* GIVEN INFORMATION *
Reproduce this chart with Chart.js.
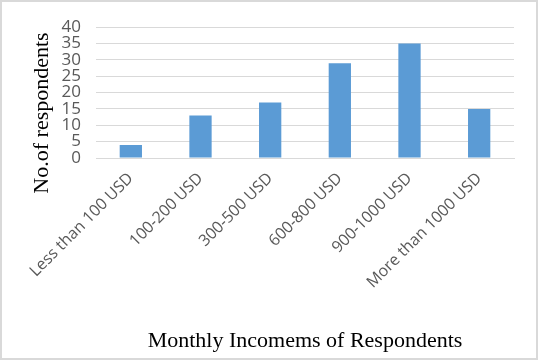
<!DOCTYPE html>
<html>
<head>
<meta charset="utf-8">
<script src="https://cdn.jsdelivr.net/npm/chart.js@4.4.1/dist/chart.umd.min.js"></script>
<style>
    html, body { margin: 0; padding: 0; background: #ffffff; }
    #wrap {
        width: 538px;
        height: 360px;
        box-sizing: border-box;
        border: 2px solid #d9d9d9;
        position: relative;
    }
</style>
</head>
<body>
<div id="wrap"><canvas id="incomeChart" width="534" height="356"></canvas></div>
<script>
// DATA
const categories = [
    'Less than 100 USD',
    '100-200 USD',
    '300-500 USD',
    '600-800 USD',
    '900-1000 USD',
    'More than 1000 USD'
];
const respondents = [4, 13, 17, 29, 35, 15];
const yTicks = [0, 5, 10, 15, 20, 25, 30, 35, 40];

const yTitle = 'No.of respondents';
const xTitle = 'Monthly Incomems of Respondents';

// y title drawn a bit lower than the scale would put it
const yTitlePlugin = {
    id: 'yTitlePlugin',
    afterDraw(chart) {
        const c = chart.ctx;
        c.save();
        c.translate(40, 111);
        c.rotate(-Math.PI / 2);
        c.font = '22px "Liberation Serif"';
        c.fillStyle = '#000000';
        c.textAlign = 'center';
        c.textBaseline = 'middle';
        c.fillText(yTitle, 0, 0);
        c.restore();
    }
};

const ctx = document.getElementById('incomeChart');

new Chart(ctx, {
    type: 'bar',
    data: {
        labels: categories,
        datasets: [
            {
                label: 'Respondents',
                data: respondents,
                backgroundColor: '#5b9bd5',
                borderWidth: 0,
                categoryPercentage: 1,
                barPercentage: 0.32
            }
        ]
    },
    options: {
        responsive: false,
        animation: false,
        layout: {
            padding: { top: 21, right: 22, left: 0, bottom: 0 }
        },
        plugins: {
            legend: { display: false },
            tooltip: { enabled: false }
        },
        scales: {
            y: {
                min: 0,
                max: 40,
                afterFit(scale) { scale.width = 94; },
                afterBuildTicks(scale) {
                    scale.ticks = yTicks.map(v => ({ value: v }));
                },
                border: { display: false },
                grid: {
                    color: '#d9d9d9',
                    drawTicks: false
                },
                ticks: {
                    color: '#595959',
                    stepSize: 5,
                    autoSkip: false,
                    padding: 15,
                    font: { family: 'Open Sans', size: 17 }
                }
            },
            x: {
                afterFit(scale) { scale.height = 200; },
                border: { display: true, color: '#d9d9d9' },
                grid: { display: false },
                ticks: {
                    color: '#595959',
                    minRotation: 45,
                    maxRotation: 45,
                    autoSkip: false,
                    padding: 3,
                    font: { family: 'Open Sans', size: 16 }
                },
                title: {
                    display: true,
                    text: xTitle,
                    color: '#000000',
                    padding: { top: 0, bottom: 4 },
                    font: { family: 'Liberation Serif', size: 22 }
                }
            }
        }
    },
    plugins: [yTitlePlugin]
});
</script>
</body>
</html>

* AIM *
Pictures are to be left out; repeat all the remaining data exactly.

* WRITTEN ANSWER *
Reproduce this chart with Chart.js.
<!DOCTYPE html>
<html>
<head>
<meta charset="utf-8">
<script src="https://cdn.jsdelivr.net/npm/chart.js@4.4.1/dist/chart.umd.min.js"></script>
<style>
    html, body { margin: 0; padding: 0; background: #ffffff; }
    #wrap {
        width: 538px;
        height: 360px;
        box-sizing: border-box;
        border: 2px solid #d9d9d9;
        position: relative;
    }
</style>
</head>
<body>
<div id="wrap"><canvas id="incomeChart" width="534" height="356"></canvas></div>
<script>
// DATA
const categories = [
    'Less than 100 USD',
    '100-200 USD',
    '300-500 USD',
    '600-800 USD',
    '900-1000 USD',
    'More than 1000 USD'
];
const respondents = [4, 13, 17, 29, 35, 15];
const yTicks = [0, 5, 10, 15, 20, 25, 30, 35, 40];

const yTitle = 'No.of respondents';
const xTitle = 'Monthly Incomems of Respondents';

// y title drawn a bit lower than the scale would put it
const yTitlePlugin = {
    id: 'yTitlePlugin',
    afterDraw(chart) {
        const c = chart.ctx;
        c.save();
        c.translate(40, 111);
        c.rotate(-Math.PI / 2);
        c.font = '22px "Liberation Serif"';
        c.fillStyle = '#000000';
        c.textAlign = 'center';
        c.textBaseline = 'middle';
        c.fillText(yTitle, 0, 0);
        c.restore();
    }
};

const ctx = document.getElementById('incomeChart');

new Chart(ctx, {
    type: 'bar',
    data: {
        labels: categories,
        datasets: [
            {
                label: 'Respondents',
                data: respondents,
                backgroundColor: '#5b9bd5',
                borderWidth: 0,
                categoryPercentage: 1,
                barPercentage: 0.32
            }
        ]
    },
    options: {
        responsive: false,
        animation: false,
        layout: {
            padding: { top: 21, right: 22, left: 0, bottom: 0 }
        },
        plugins: {
            legend: { display: false },
            tooltip: { enabled: false }
        },
        scales: {
            y: {
                min: 0,
                max: 40,
                afterFit(scale) { scale.width = 94; },
                afterBuildTicks(scale) {
                    scale.ticks = yTicks.map(v => ({ value: v }));
                },
                border: { display: false },
                grid: {
                    color: '#d9d9d9',
                    drawTicks: false
                },
                ticks: {
                    color: '#595959',
                    stepSize: 5,
                    autoSkip: false,
                    padding: 15,
                    font: { family: 'Open Sans', size: 17 }
                }
            },
            x: {
                afterFit(scale) { scale.height = 200; },
                border: { display: true, color: '#d9d9d9' },
                grid: { display: false },
                ticks: {
                    color: '#595959',
                    minRotation: 45,
                    maxRotation: 45,
                    autoSkip: false,
                    padding: 3,
                    font: { family: 'Open Sans', size: 16 }
                },
                title: {
                    display: true,
                    text: xTitle,
                    color: '#000000',
                    padding: { top: 0, bottom: 4 },
                    font: { family: 'Liberation Serif', size: 22 }
                }
            }
        }
    },
    plugins: [yTitlePlugin]
});
</script>
</body>
</html>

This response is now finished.